Kalte Schokoladendesserts sind einfacher mit Wein zu kombinieren als warme oder heiße. Zu einem Schokoladenfondue funktionieren bestenfalls Port oder Cream Sherry, alles andere wird von der Hitze, der Gewalt der Textur und dem Zucker erschlagen. Den Versuch machten wir allerdings nicht in der Tiefe, weil wir alten Port oder gereiften Sherry dafür nicht verschwenden wollen und man sich auch fragen kann, was man seinem Körper mit Schokoladenfondue eigentlich antut. Ein fünfzig Jahre alter Sherry passte zu Milchschokolade mit Mandeln, Pistazien und Haselnüssen sehr gut. Eine hochwertige hellere Schokolade mit vom Chocolatier hineingemixten getrockneten Cranberries war in Ordnung mit fettem Port und ruinierte feinen Amontillado.

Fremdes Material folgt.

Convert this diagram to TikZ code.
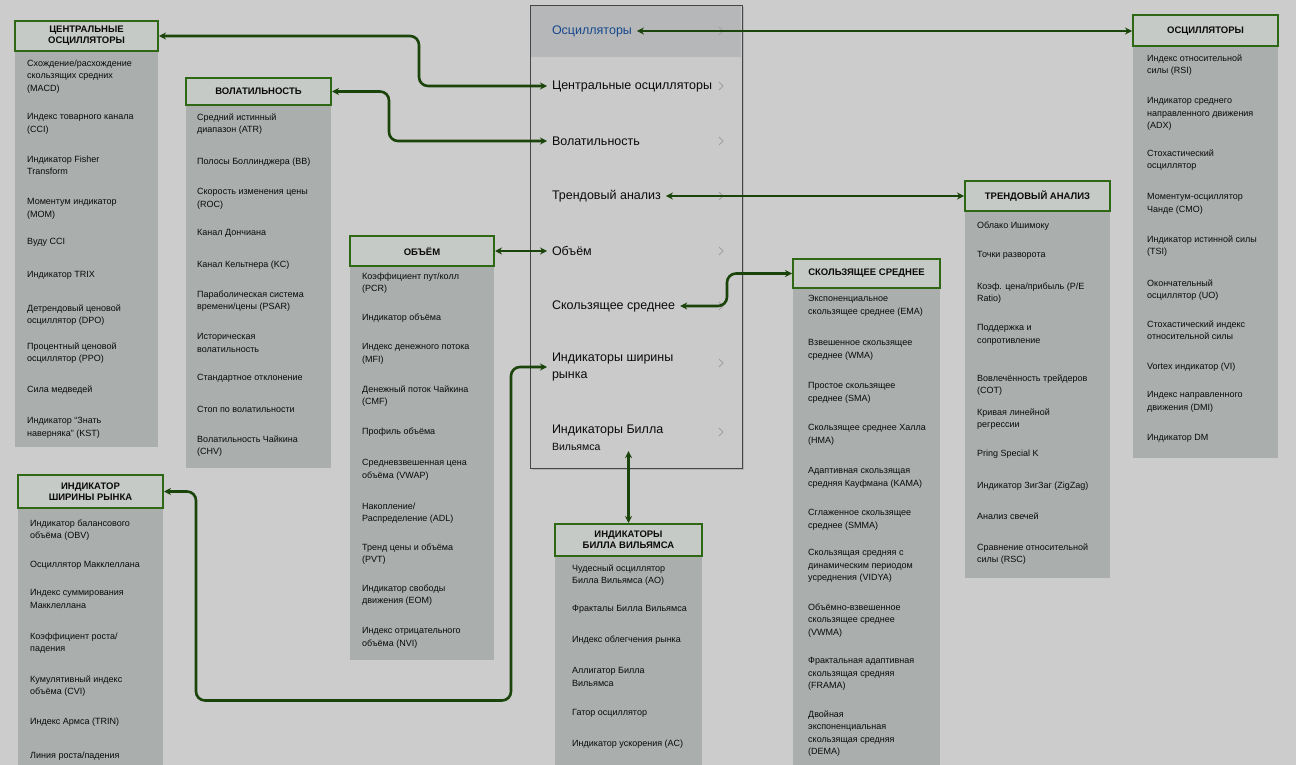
\documentclass[tikz,border=0pt]{standalone}
\usepackage{fontspec}
\setmainfont{Liberation Sans}
\usepackage{tikz}
\usetikzlibrary{arrows.meta, shadows}
\definecolor{IxBack}{RGB}{204,204,204}
\definecolor{IxPanel}{RGB}{170,174,172}
\definecolor{IxHead}{RGB}{198,202,198}
\definecolor{IxGreen}{RGB}{46,104,20}
\definecolor{IxLink}{RGB}{26,68,10}
\definecolor{IxMenu}{RGB}{202,202,202}
\definecolor{IxMenuTop}{RGB}{182,183,184}
\definecolor{IxBlue}{RGB}{22,72,140}
\definecolor{IxText}{RGB}{10,10,10}

\begin{document}
\begin{tikzpicture}[x=1pt, y=-1pt,
          head/.style={rectangle, draw=IxGreen, line width=2pt, fill=IxHead,
                       minimum width=143pt, minimum height=30pt, align=center,
                       inner sep=1pt, text=IxText,
                       font=\fontsize{9.5}{11}\selectfont\bfseries},
          item/.style={anchor=north west, align=left, inner sep=0pt, text=IxText,
                       font=\fontsize{9}{12.5}\selectfont},
          mitem/.style={anchor=west, align=left, inner sep=0pt, outer xsep=5pt,
                        text=IxText, font=\fontsize{12.5}{17}\selectfont},
          panel/.style={fill=IxPanel},
          chev/.style={draw=gray!75, line width=0.8pt},
          link/.style={{Stealth[length=7pt,width=7pt]}-{Stealth[length=7pt,width=7pt]},
                       draw=IxLink, line width=2.6pt, rounded corners=9pt}
        ]
        \useasboundingbox (0,0) rectangle (1296,765);
        \fill[IxBack] (0,0) rectangle (1296,765);

        % Menu
        \node[draw=gray!55!black, line width=0.8pt, fill=IxMenu, inner sep=0pt,
              minimum width=212pt, minimum height=463pt,
              drop shadow={opacity=0.35, shadow xshift=2pt, shadow yshift=-2pt}]
              (menu) at (636,236.5) {};
        \fill[IxMenuTop] (531,6) rectangle (741,57);

        \node[mitem, text=IxBlue] (m1) at (547,31)  {Осцилляторы};
        \node[mitem] (m2) at (547,86)  {Центральные осцилляторы};
        \node[mitem] (m3) at (547,141) {Волатильность};
        \node[mitem] (m4) at (547,196) {Трендовый анализ};
        \node[mitem] (m5) at (547,251) {Объём};
        \node[mitem] (m6) at (547,306) {Скользящее среднее};
        \node[mitem] (m7) at (547,367) {Индикаторы ширины\\рынка};
        \node[mitem] (m8) at (547,438) {Индикаторы Билла\\{\fontsize{10.5}{17}\selectfont Вильямса}};

        \foreach \y in {31,86,141,196,251,306,363,432}
          \draw[chev] (719,\y-4) -- (723,\y) -- (719,\y+4);

        % Central oscillators
        \fill[panel] (15,52) rectangle (158,447);
        \node[head] (hcen) at (86.5,36) {ЦЕНТРАЛЬНЫЕ\\ОСЦИЛЛЯТОРЫ};
        \foreach \y/\t [count=\i] in {
            64/{Схождение/расхождение\\скользящих средних\\(MACD)},
            118/{Индекс товарного канала\\(CCI)},
            160/{Индикатор Fisher\\Transform},
            203/{Моментум индикатор\\(MOM)},
            243/{Вуду CCI},
            276/{Индикатор TRIX},
            309/{Детрендовый ценовой\\осциллятор (DPO)},
            347/{Процентный ценовой\\осциллятор (PPO)},
            390/{Сила медведей},
            422/{Индикатор “Знать\\наверняка” (KST)}}
          \node[item] (cen\i) at (27,\y-4.5) {\t};

        % Volatility
        \fill[panel] (186,105) rectangle (331,468);
        \node[head, minimum width=145pt, minimum height=27pt] (hvol) at (258.5,91.5) {ВОЛАТИЛЬНОСТЬ};
        \foreach \y/\t [count=\i] in {
            118/{Средний истинный\\диапазон (ATR)},
            162/{Полосы Боллинджера (BB)},
            193/{Скорость изменения цены\\(ROC)},
            234/{Канал Дончиана},
            265/{Канал Кельтнера (KC)},
            295/{Параболическая система\\времени/цены (PSAR)},
            338/{Историческая\\волатильность},
            379/{Стандартное отклонение},
            411/{Стоп по волатильности},
            440/{Волатильность Чайкина\\(CHV)}}
          \node[item] (vol\i) at (197,\y-4.5) {\t};

        % Volume
        \fill[panel] (350,264) rectangle (494,660);
        \node[head, minimum width=144pt] (hvlm) at (422,251) {ОБЪЁМ};
        \foreach \y/\t [count=\i] in {
            277/{Коэффициент пут/колл\\(PCR)},
            318/{Индикатор объёма},
            348/{Индекс денежного потока\\(MFI)},
            390/{Денежный поток Чайкина\\(CMF)},
            432/{Профиль объёма},
            464/{Средневзвешенная цена\\объёма (VWAP)},
            507/{Накопление/\\Распределение (ADL)},
            548/{Тренд цены и объёма\\(PVT)},
            589/{Индикатор свободы\\движения (EOM)},
            632/{Индекс отрицательного\\объёма (NVI)}}
          \node[item] (vlm\i) at (362,\y-4.5) {\t};

        % Market width
        \fill[panel] (18,508) rectangle (163,765);
        \node[head, minimum width=145pt, minimum height=33pt] (hmw) at (90.5,491.5) {ИНДИКАТОР\\ШИРИНЫ РЫНКА};
        \foreach \y/\t [count=\i] in {
            524/{Индикатор балансового\\объёма (OBV)},
            566/{Осциллятор Макклеллана},
            594/{Индекс суммирования\\Макклеллана},
            637/{Коэффициент роста/\\падения},
            680/{Кумулятивный индекс\\объёма (CVI)},
            722/{Индекс Армса (TRIN)},
            756/{Линия роста/падения}}
          \node[item] (mw\i) at (30,\y-4.5) {\t};

        % Bill Williams
        \fill[panel] (555,556) rectangle (702,765);
        \node[head, minimum width=147pt, minimum height=32pt] (hbw) at (628.5,540) {ИНДИКАТОРЫ\\БИЛЛА ВИЛЬЯМСА};
        \foreach \y/\t [count=\i] in {
            569/{Чудесный осциллятор\\Билла Вильямса (AO)},
            610/{Фракталы Билла Вильямса},
            640/{Индекс облегчения рынка},
            672/{Аллигатор Билла\\Вильямса},
            714/{Гатор осциллятор},
            744/{Индикатор ускорения (AC)}}
          \node[item] (bw\i) at (572,\y-4.5) {\t};

        % Moving average
        \fill[panel] (793,288) rectangle (940,765);
        \node[head, minimum width=147pt, minimum height=29pt] (hma) at (866.5,273.5) {СКОЛЬЗЯЩЕЕ СРЕДНЕЕ};
        \foreach \y/\t [count=\i] in {
            300/{Экспоненциальное\\скользящее среднее (EMA)},
            344/{Взвешенное скользящее\\среднее (WMA)},
            387/{Простое скользящее\\среднее (SMA)},
            429/{Скользящее среднее Халла\\(HMA)},
            472/{Адаптивная скользящая\\средняя Кауфмана (KAMA)},
            514/{Сглаженное скользящее\\среднее (SMMA)},
            554/{Скользящая средняя с\\динамическим периодом\\усреднения (VIDYA)},
            608/{Объёмно-взвешенное\\скользящее среднее\\(VWMA)},
            662/{Фрактальная адаптивная\\скользящая средняя\\(FRAMA)},
            715/{Двойная\\экспоненциальная\\скользящая средняя\\(DEMA)}}
          \node[item] (ma\i) at (808,\y-4.5) {\t};

        % Trend analysis
        \fill[panel] (965,211) rectangle (1110,578);
        \node[head, minimum width=145pt] (htr) at (1037.5,196) {ТРЕНДОВЫЙ АНАЛИЗ};
        \foreach \y/\t [count=\i] in {
            226/{Облако Ишимоку},
            256/{Точки разворота},
            287/{Коэф. цена/прибыль (P/E\\Ratio)},
            329/{Поддержка и\\сопротивление},
            379/{Вовлечённость трейдеров\\(COT)},
            413/{Кривая линейной\\регрессии},
            454/{Pring Special K},
            486/{Индикатор ЗигЗаг (ZigZag)},
            517/{Анализ свечей},
            548/{Сравнение относительной\\силы (RSC)}}
          \node[item] (tr\i) at (977,\y-4.5) {\t};

        % Oscillators
        \fill[panel] (1133,46) rectangle (1278,458);
        \node[head, minimum width=145pt, minimum height=31pt] (hosc) at (1205.5,31) {ОСЦИЛЛЯТОРЫ};
        \foreach \y/\t [count=\i] in {
            59/{Индекс относительной\\силы (RSI)},
            102/{Индикатор среднего\\направленного движения\\(ADX)},
            154/{Стохастический\\осциллятор},
            198/{Моментум-осциллятор\\Чанде (CMO)},
            240/{Индикатор истинной силы\\(TSI)},
            284/{Окончательный\\осциллятор (UO)},
            325/{Стохастический индекс\\относительной силы},
            367/{Vortex индикатор (VI)},
            396/{Индекс направленного\\движения (DMI)},
            439/{Индикатор DM}}
          \node[item] (osc\i) at (1147,\y-4.5) {\t};

        % Links
        \draw[link] (m1.east)   -- (hosc.west);
        \draw[link] (hcen.east) -| ([xshift=-128pt]m2.west) -- (m2.west);
        \draw[link] (hvol.east) -| ([xshift=-158pt]m3.west) -- (m3.west);
        \draw[link] (m4.east)   -- (htr.west);
        \draw[link] (hvlm.east) -- (m5.west);
        \draw[link] (m6.east)   -| ([xshift=-65pt]hma.west) -- (hma.west);
        \draw[link] (hmw.east)  -- ++(32,0) -- ++(0,209)
                    -| ([xshift=-36pt]m7.west) -- (m7.west);
        \draw[link] (hbw.north) -- (hbw.north |- m8.south);
      \end{tikzpicture}
\end{document}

Zur weißen Schokolade. Manche sagen, sie sei gar keine richtige Schokolade und haben damit einen Punkt. Eine junge Beerenauslese vom Riesling schmeckte eindimensional säuerlich, wobei die cremige Textur der Schokolade gut zur Säure des Weins paßte, der Amontillado wurde jedoch bitter. Zu beiden Weinen schmeckte Nußschokolade viel besser, kitzelte zwar keine besondere Überraschung heraus, schadete aber nicht. Die hier und da empfohlene Kombination von weißer Schokolade und Champagner wegen angeblicher Spannung zwischen der cremigen Textur weißer Schokolade und den Hefe- oder Briochenoten des Champagner testeten wir nicht. Zur Zeit lagern wir nur Rosé Champagner der Spitzenklasse, und der ist uns für Experimente zu schade. Im übrigen ist uns weiße Schokolade viel zu süß. Was uns zum Fazit bringt...
Mit etwas Überlegung und einigem Aufwand ist die ideale Wein-/Schokoladen-Kombination durchaus zu entdecken und nach sorgfältigen Versuchen sogar Gästen zumutbar. Nur: warum sollte man?